AKA: Yosemite Theater Building, Civic Center, Stockton, CA; State Theatre, Civic Center, Stockton, CA
Structure Type: built works - performing arts structures - theatres
Designers: Weeks and Day, Architects (firm); Wood and Lovell, Architects (firm); William Peyton Day (structural engineer); Sidney P. Lovell (architect); William Henry Weeks (architect); James Madison Wood (architect)
Dates: constructed 1891-1892
5 stories
Overview
The Yosemite Theatre Building operated c. 1909 in Stockton, CA. F.A. Giesea managed the theatre at this time. (See Polk-Husted Directory Company's Stockton City Directory, 1909, p. 357.) It stood next to the Stockton Savings and Loan Society, Headquarters Buildling #3, the city's first skyscraper. The theatre operated as the "Yosemite" (c. 1893-1920), "State," "Fox State," and the "Esquire" #2.
Building History
The Yosemite Theatre opened on 07/12/1892, with the interior architects Wood and Lovell, in attendance. The San Francisco Morning Call said of its opening night: "The elegant Yosemite Theater was opened to the public to-night with the presentation of De Mille's latest play, 'The Lost Paradise,' by Mr.
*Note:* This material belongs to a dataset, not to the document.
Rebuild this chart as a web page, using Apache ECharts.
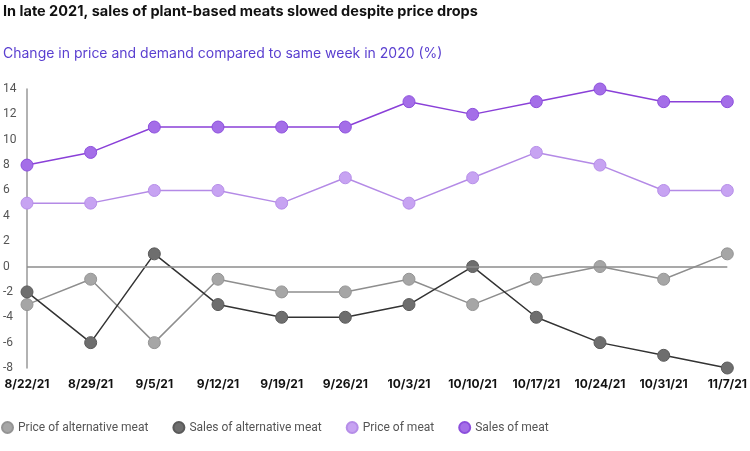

Charles Frohman's Stock Company. The handsome playhouse was filled early in the evening, and when the curtain went up not a vacant seat remained. The capacity is 1314, and there were not seats enough for the audience. The theater is finished in ivory tint with gold trimmings, and lighted with electricity and presented a brilliant appearance. No detail was omitted to make it the prettiest theater on the coast, and it was so declared by the theatrical people and all visitors, many of whom came from San Francisco. The architects, Colonel Wood and Sidney Lovell, occupied one of the proscenium boxes with the manager of the theater and the promotor of the project, Sidney W. Newell." (See "Stockton's New Theater," San Francisco Morning Call, 07/13/1892, p. 2.)
Fred Gilsea was the Manager of the Yosemite Theatre in 1907. (See “Addresses of Prominent Western Theatrical Managers,” W.R. Dailey, ed., Henry’s Official Western Theatrical Guide, 1907-1908, [San Francisco: Henry’s, 1908], p. 11.)
Wood and Lovell worked with the San Francisco firm of Weeks and Day, designers of the building's exterior.
In 2016, the Freedom Coffee Shop operated in a contemporary mixed-use building at 22 North San Joaquin Street.
Building Notes
In 1893, Charles F. Priest and Frank Abell owned a photographic gallery in Stockton's Yosemite Theatre Building. Abell and Priest also owned photographic galleries in San Francisco and Chico at about the same time. (See Peter E. Palmquist, Thomas R. Kailbourn, Pioneer Photographers of the Far West: A Biographical Dictionary, 1840-1865, [Stanford: Stanford University Press, 2000], p. 77-78.)
Alteration
The Bay Area architectural firm of Weeks and Day remodeled the Yosemite Theatre in 1920, when it became known as the State Theatre.